Writing your Obituary is not morbid, it’s you telling your own story-Tara Martins Aisida

I read an article recently and it was titled “Why you need to write your obituary.”

The title intrigued me because as we all know, most people don’t get to write theirs because obituaries are normally written after the death of the person. But the author made a case for it and I agreed.

You see , most obituaries are basically a rehash of one’s academic qualifications, job experience and titles garnered over the years. They say nothing about who you are, your opinions, thoughts, fears, joys, sadness, beliefs, emotions, feelings etc.

The tributes which are included in the funeral booklet (for those that are old enough or fortunate enough to have one) are a reflection of the “you” the people knew and were acquainted with.

They don’t tell for example the emotions you felt at certain timea, how you made the choices and decisions to be the person that they are celebrating and eulogizing. They are not privy to the end results of  your decisions. In short, they tell parts but not the whole of your story and no one can know your story more than you.

So am I saying we should be morbid and always have thoughts of death constantly in our minds,  even though for most of us, death is hopefully a distant reality?

No. I guess what I am really advocating is the need for each one of us to write our memoirs. We need to pass down to the coming generations more than our wealth and houses, we need to pass down our stories, our history, our childhood experiences, the events that shaped us . 

Our children and generations after us need to know the stock they are made off. We need to tell them who we are and who they are and are meant to be. We need to tell unbiased stories that they can go to when they are disheartened or are at their wits end. They need to know that their problems and circumstances are not unique to them and that they will overcome them just as we did ours. 

I know most of us think memoirs are meant for the famous or rich, those who have made some strides in life and have led a more interesting life than ours. I am not telling us to aim for the bestsellers list, though some of us will get there. One thing I can assure us is that our stories will be interesting to those for whom it is written for we have something in common. 

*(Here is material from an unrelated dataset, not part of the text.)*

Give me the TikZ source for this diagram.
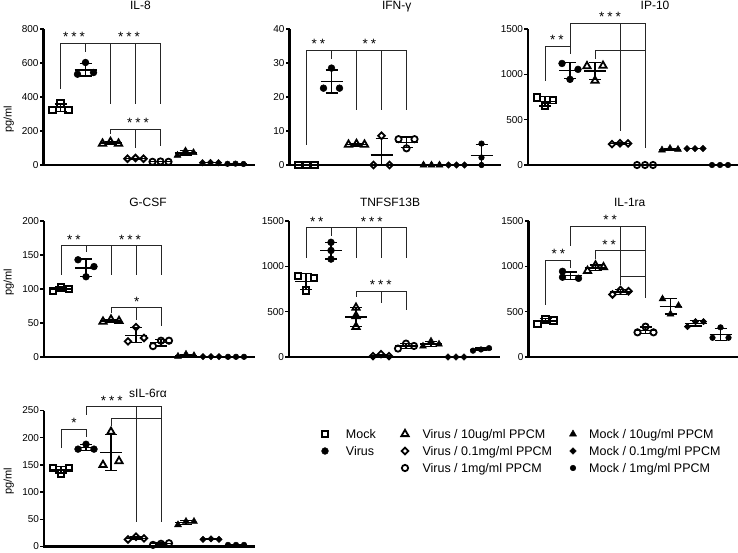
\documentclass[tikz,border=0pt]{standalone}
\usepackage{fontspec}
\setmainfont{Liberation Sans}
\usetikzlibrary{shapes.geometric}
\tikzset{
    axisline/.style={line width=2.6pt},
    tickline/.style={line width=1.4pt},
    errbar/.style={line width=1.4pt},
    brkline/.style={line width=0.9pt,black!85},
    mk/.style={inner sep=0pt,outer sep=0pt,draw=black,line width=1.8pt},
    msq/.style={mk,rectangle,minimum size=6.6pt,fill=white,line width=1.9pt},
    mfc/.style={mk,circle,minimum size=6.8pt,fill=black,line width=0.5pt},
    mot/.style={mk,regular polygon,regular polygon sides=3,minimum size=8.4pt,fill=white},
    mod/.style={mk,diamond,minimum size=6.6pt,fill=white},
    moc/.style={mk,circle,minimum size=6.3pt,fill=white},
    mft/.style={mk,regular polygon,regular polygon sides=3,minimum size=8pt,fill=black,line width=0.5pt},
    mfd/.style={mk,diamond,minimum size=6.4pt,fill=black,line width=0.5pt},
    mfs/.style={mk,circle,minimum size=5.6pt,fill=black,line width=0.5pt},
    ticklbl/.style={font=\fontsize{10}{12}\selectfont,anchor=east,inner sep=0.5pt},
    ttl/.style={font=\fontsize{12}{14}\selectfont,anchor=base,inner sep=0pt},
    ylbl/.style={font=\fontsize{11}{13}\selectfont,rotate=90,inner sep=0pt},
    stars/.style={font=\fontsize{13.5}{15}\selectfont,anchor=base,inner sep=0pt},
    lgd/.style={font=\fontsize{12.5}{15}\selectfont,anchor=base west,inner sep=0pt},
}
% points of one group: style, name, group, offset/value list
\newcommand\pts[4]{\foreach \px/\py [count=\k] in {#4} {\node[#1] (#2-\k) at ({#3+0.32*\px},\py) {};}}
% mean line and SD bar: group, mean, low, high
\newcommand\meansd[4]{\draw[errbar] ({#1-0.44},#2) -- ({#1+0.44},#2)
    ({#1-0.24},#3) -- ({#1+0.24},#3) ({#1-0.24},#4) -- ({#1+0.24},#4) (#1,#3) -- (#1,#4);}
\newcommand\grp[7]{\pts{#1}{#2}{#3}{#4}\meansd{#3}{#5}{#6}{#7}}
% axes: ymax, step, prefix
\newcommand\drawaxes[3]{\draw[axisline] (-0.68,#1) -- (-0.68,0) -- (7.76,0);
    \foreach \v in {0,#2,...,#1} {\draw[tickline] (-0.68,\v) -- (-0.84,\v);
    \node[ticklbl] (#3-t\v) at (-0.85,\v) {\v};}}
\newcommand\sig[4]{\node[stars] (#4) at (#1,{#2+1.6*\upx}) {#3};}
\newcommand\sone{*}
\newcommand\stwo{*\kern3pt*}
\newcommand\sthree{*\kern3pt*\kern3pt*}
\begin{document}
\begin{tikzpicture}[x=1pt,y=-1pt]
\useasboundingbox (0,0) rectangle (738,552);
% titles and axis labels
\node[ttl] (ttl-il8) at (140.5,9.5) {IL-8};
\node[ttl] (ttl-ifn) at (396.7,9.5) {IFN-γ};
\node[ttl] (ttl-ip10) at (655,9.2) {IP-10};
\node[ttl] (ttl-gcsf) at (148,206.5) {G-CSF};
\node[ttl] (ttl-tnf) at (390,206.5) {TNFSF13B};
\node[ttl] (ttl-il1ra) at (629.7,206.5) {IL-1ra};
\node[ttl] (ttl-il6r) at (148,397.3) {sIL-6rα};
\node[ylbl] (ylab1) at (8.7,119) {pg/ml};
\node[ylbl] (ylab2) at (8.7,282) {pg/ml};
\node[ylbl] (ylab3) at (8.7,481) {pg/ml};

% IL-8
\begin{scope}[shift={(60.5,165)},xscale=25,yscale=-0.17]
    \def\upx{5.88}
    \grp{msq}{il8-a}{0}{-1/324,0/363,1/324}{337}{315}{359}
    \grp{mfc}{il8-b}{1}{-1/534,0/603,1/544}{560}{523}{597}
    \grp{mot}{il8-c}{2}{-1/126,0/136,1/126}{129}{123}{135}
    \grp{mod}{il8-d}{3}{-1/37,0/41,1/37}{38}{36}{40}
    \grp{moc}{il8-e}{4}{-1/19,0/21,1/19}{20}{19}{21}
    \grp{mft}{il8-f}{5}{-1/57,0/83,1/73}{71}{58}{84}
    \grp{mfd}{il8-g}{6}{-1/13,0/15,1/13}{14}{13}{15}
    \grp{mfs}{il8-h}{7}{-1/7,0/8,1/6}{7}{6}{8}
    \draw[brkline] (0,450) |- (1,715) -- (1,662);
    \draw[brkline] (1,715) -- (4,715) -- (4,361) (2,715) -- (2,361) (3,715) -- (3,361);
    \draw[brkline] (2,185) |- (4,210) -- (4,112) (3,210) -- (3,98);
    \sig{0.54}{715}{\sthree}{il8-s1}
    \sig{2.74}{715}{\sthree}{il8-s2}
    \sig{3.1}{210}{\sthree}{il8-s3}
    \drawaxes{800}{200}{il8}
\end{scope}

% IFN-gamma
\begin{scope}[shift={(306.5,165)},xscale=25,yscale=-3.4]
    \def\upx{0.294}
    \grp{msq}{ifn-a}{0}{-1/0,0/0,1/0}{0}{0}{0}
    \grp{mfc}{ifn-b}{1}{-1/22.6,0/28.5,1/22.6}{24.6}{21.2}{28}
    \grp{mot}{ifn-c}{2}{-1/6,0/6.2,1/6}{6.1}{6}{6.2}
    \grp{mod}{ifn-d}{3}{-1/0,0/8.6,1/0}{2.9}{0}{7.8}
    \grp{moc}{ifn-e}{4}{-1/7.6,0/4.9,1/7.6}{6.7}{5.2}{8.2}
    \grp{mft}{ifn-f}{5}{-1/0,0/0,1/0}{0}{0}{0}
    \grp{mfd}{ifn-g}{6}{-1/0,0/0,1/0}{0}{0}{0}
    \grp{mfs}{ifn-h}{7}{0/6.3,0/2.2,0/0}{2.8}{0}{6}
    \draw[brkline] (0,5.9) |- (1,33.7) -- (1,31.2);
    \draw[brkline] (1,33.7) -- (4,33.7) -- (4,16.3) (2,33.7) -- (2,16.3) (3,33.7) -- (3,16.3);
    \sig{0.47}{33.7}{\stwo}{ifn-s1}
    \sig{2.51}{33.7}{\stwo}{ifn-s2}
    \drawaxes{40}{10}{ifn}
\end{scope}

% IP-10
\begin{scope}[shift={(545,165)},xscale=25,yscale=-0.090667]
    \def\upx{11.03}
    \grp{msq}{ip-a}{0}{-1/745,0/650,1/715}{703}{652}{754}
    \grp{mfc}{ip-b}{1}{-1/1120,0/945,1/1055}{1040}{952}{1128}
    \grp{mot}{ip-c}{2}{-1/1090,0/930,1/1095}{1038}{944}{1132}
    \grp{mod}{ip-d}{3}{-1/230,0/240,1/238}{236}{231}{241}
    \grp{moc}{ip-e}{4}{-1/0,0/0,1/0}{0}{0}{0}
    \grp{mft}{ip-f}{5}{-1/165,0/182,1/172}{173}{164}{182}
    \grp{mfd}{ip-g}{6}{-1/180,0/180,1/182}{181}{180}{182}
    \grp{mfs}{ip-h}{7}{-1/0,0/0,1/0}{0}{0}{0}
    \draw[brkline] (0,929) |- (1,1308) -- (1,1224);
    \draw[brkline] (1,1316) |- (4,1563) -- (4,192) (3,1563) -- (3,376);
    \draw[brkline] (2,1168) |- (4,1260);
    \sig{0.47}{1308}{\stwo}{ip-s1}
    \sig{2.6}{1563}{\sthree}{ip-s2}
    \drawaxes{1500}{500}{ip}
\end{scope}

% G-CSF
\begin{scope}[shift={(61,357)},xscale=25,yscale=-0.68]
    \def\upx{1.47}
    \grp{msq}{gc-a}{0}{-1/97,0/103,1/100}{100}{97}{103}
    \grp{mfc}{gc-b}{1}{-1/143,0/118,1/133}{131}{118}{144}
    \grp{mot}{gc-c}{2}{-1/52,0/55,1/53}{53}{51.5}{54.5}
    \grp{mod}{gc-d}{3}{-1/23,0/44,1/28}{32}{21}{43}
    \grp{moc}{gc-e}{4}{-1/16,0/24,1/24}{21}{16.4}{25.6}
    \grp{mft}{gc-f}{5}{-1/1,0/4,1/2}{2.3}{0.8}{3.8}
    \grp{mfd}{gc-g}{6}{-1/0.5,0/0.5,1/0.5}{0.5}{0.5}{0.5}
    \grp{mfs}{gc-h}{7}{-1/0.3,0/0.3,1/0.3}{0.3}{0.3}{0.3}
    \draw[brkline] (0,121) |- (1,163.7) -- (1,154);
    \draw[brkline] (1,163.7) -- (4,163.7) -- (4,121) (2,163.7) -- (2,121) (3,163.7) -- (3,121);
    \draw[brkline] (2,64) |- (4,72.6) -- (4,46) (3,72.6) -- (3,55);
    \sig{0.52}{163.7}{\stwo}{gc-s1}
    \sig{2.76}{163.7}{\sthree}{gc-s2}
    \sig{3.03}{72.6}{\sone}{gc-s3}
    \drawaxes{200}{50}{gc}
\end{scope}

% TNFSF13B
\begin{scope}[shift={(306,357)},xscale=25,yscale=-0.090667]
    \def\upx{11.03}
    \grp{msq}{tn-a}{0}{-1/895,0/735,1/870}{833}{747}{919}
    \grp{mfc}{tn-b}{1}{0/1265,0/1175,0/1080}{1173}{1080}{1266}
    \grp{mot}{tn-c}{2}{0/544,0/452,0/333}{443}{337}{549}
    \grp{mod}{tn-d}{3}{-1/10,1/10,0/32}{17}{4}{30}
    \grp{moc}{tn-e}{4}{-1/93,0/148,1/122}{121}{94}{148}
    \grp{mft}{tn-f}{5}{-1/119,0/174,1/141}{145}{117}{173}
    \grp{mfd}{tn-g}{6}{-1/0,0/0,1/0}{0}{0}{0}
    \grp{mfs}{tn-h}{7}{-1/70,0/83,1/98}{84}{70}{98}
    \draw[brkline] (0,1093) |- (1,1426) -- (1,1333);
    \draw[brkline] (1,1426) -- (4,1426) -- (4,1093) (2,1426) -- (2,1093) (3,1426) -- (3,1093);
    \draw[brkline] (2,667) |- (4,722) -- (4,519) (3,722) -- (3,593);
    \sig{0.43}{1426}{\stwo}{tn-s1}
    \sig{2.63}{1426}{\sthree}{tn-s2}
    \sig{2.99}{722}{\sthree}{tn-s3}
    \drawaxes{1500}{500}{tn}
\end{scope}

% IL-1ra
\begin{scope}[shift={(545.5,357)},xscale=25,yscale=-0.090667]
    \def\upx{11.03}
    \grp{msq}{ra-a}{0}{-1/365,0/417,1/402}{395}{368}{422}
    \grp{mfc}{ra-b}{1}{-1/945,-1/880,1/868}{898}{857}{939}
    \grp{mot}{ra-c}{2}{-1/950,0/1010,1/990}{983}{952}{1014}
    \grp{mod}{ra-d}{3}{-1/690,0/740,1/725}{718}{692}{744}
    \grp{moc}{ra-e}{4}{-1/272,0/335,1/272}{293}{257}{329}
    \grp{mft}{ra-f}{5}{-1/640,0/473,1/566}{560}{476}{644}
    \grp{mfd}{ra-g}{6}{-1/335,0/390,1/390}{372}{340}{404}
    \grp{mfs}{ra-h}{7}{-1/212,0/327,1/212}{250}{184}{316}
    \draw[brkline] (0,577) |- (1,1068) -- (1,986);
    \draw[brkline] (1,1228) |- (4,1440) -- (4,651) (3,1440) -- (3,789);
    \draw[brkline] (2,1079) |- (4,1172);
    \draw[brkline] (3,893) -- (4,893);
    \sig{0.51}{1068}{\stwo}{ra-s1}
    \sig{2.58}{1440}{\stwo}{ra-s2}
    \sig{2.54}{1172}{\stwo}{ra-s3}
    \drawaxes{1500}{500}{ra}
\end{scope}

% sIL-6r alpha
\begin{scope}[shift={(61,546.5)},xscale=25,yscale=-0.544]
    \def\upx{1.838}
    \grp{msq}{sr-a}{0}{-1/144,0/134,1/144}{141}{135}{147}
    \grp{mfc}{sr-b}{1}{-1/179,0/188,1/179}{182}{177}{187}
    \grp{mot}{sr-c}{2}{-1/150,0/211,1/157}{173}{140}{206}
    \grp{mod}{sr-d}{3}{-1/13,0/18,1/15}{15}{12.5}{17.5}
    \grp{moc}{sr-e}{4}{-1/3,0/5,1/6}{5}{3.5}{6.5}
    \grp{mft}{sr-f}{5}{-1/40,0/46,1/46}{44}{40.5}{47.5}
    \grp{mfd}{sr-g}{6}{-1/13,0/14,1/13}{13.3}{12.7}{13.9}
    \grp{mfs}{sr-h}{7}{-1/3,0/3,1/3}{3}{3}{3}
    \draw[brkline] (0,181) |- (1,216) -- (1,202);
    \draw[brkline] (1,242) |- (4,257) -- (4,45) (3,257) -- (3,45);
    \draw[brkline] (2,221) |- (4,236);
    \sig{0.52}{216}{\sone}{sr-s1}
    \sig{2.03}{257}{\sthree}{sr-s2}
    \drawaxes{250}{50}{sr}
\end{scope}

% legend
\node[msq] (lg-a) at (325,434) {};
\node[lgd] (lgt-a) at (345.7,438.7) {Mock};
\node[mfc] (lg-b) at (325,451) {};
\node[lgd] (lgt-b) at (345.7,455.7) {Virus};
\node[mot] (lg-c) at (405,434) {};
\node[lgd] (lgt-c) at (422.3,438.7) {Virus / 10ug/ml PPCM};
\node[mod] (lg-d) at (405,451) {};
\node[lgd] (lgt-d) at (422.3,455.7) {Virus / 0.1mg/ml PPCM};
\node[moc] (lg-e) at (405,468) {};
\node[lgd] (lgt-e) at (422.3,472.7) {Virus / 1mg/ml PPCM};
\node[mft] (lg-f) at (573,434) {};
\node[lgd] (lgt-f) at (589,438.7) {Mock / 10ug/ml PPCM};
\node[mfd] (lg-g) at (573,451) {};
\node[lgd] (lgt-g) at (589,455.7) {Mock / 0.1mg/ml PPCM};
\node[mfs] (lg-h) at (573,468) {};
\node[lgd] (lgt-h) at (589,472.7) {Mock / 1mg/ml PPCM};
\end{tikzpicture}
\end{document}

A lot of us are living with people that we really don’t know and vice versa. We don’t know what makes each other tick, why we behave the way we do, what has shaped our beliefs, what we have made of the experiences of our lives and our coping mechanisms. A lot of what we know about our blood relations and friends most times come from our interactions with their friends and colleagues and it should not be so. A lot of times it’s because we have assumptions, set beliefs and ideas of who our loved ones are and it shuts out who they are outside of the relationship they have with us. 

I put up a post on mother’s day which says a mother and this includes a father, brother, relative, friend etc can be easily misunderstood and that it is until we walk in their shoes that we will understand their actions and motives. This is very true and I have seen this play out with me and my children who sometimes interprete my actions or corrections wrongly. I am reminded of a story I read about a boy who wished his father dead just because he felt the father was too harsh, too disciplined and all.

His father’s untimely death in the hands of robbers first filled him with elation that his main problem was out of the way until it dawned on him that that same father was responsible for his education, feeding, recreation etc. If the father had told him how he grew up and what made him seemingly harsh he would have had a better understanding of his father. 

The benefits of writing our memoirs are many and they range from understanding ourselves, to creating a bond between us and our loved ones, to being at peace with our past, to providing a legacy for us and our children, to tracking common traits, hereditary diseases, genetic disorders etc. as we will see a pattern form when we hear about our progenitors.

Please write your obituary, fill all the gaps that the funeral booklet will gloss over and leave a lasting legacy to your children and loved ones.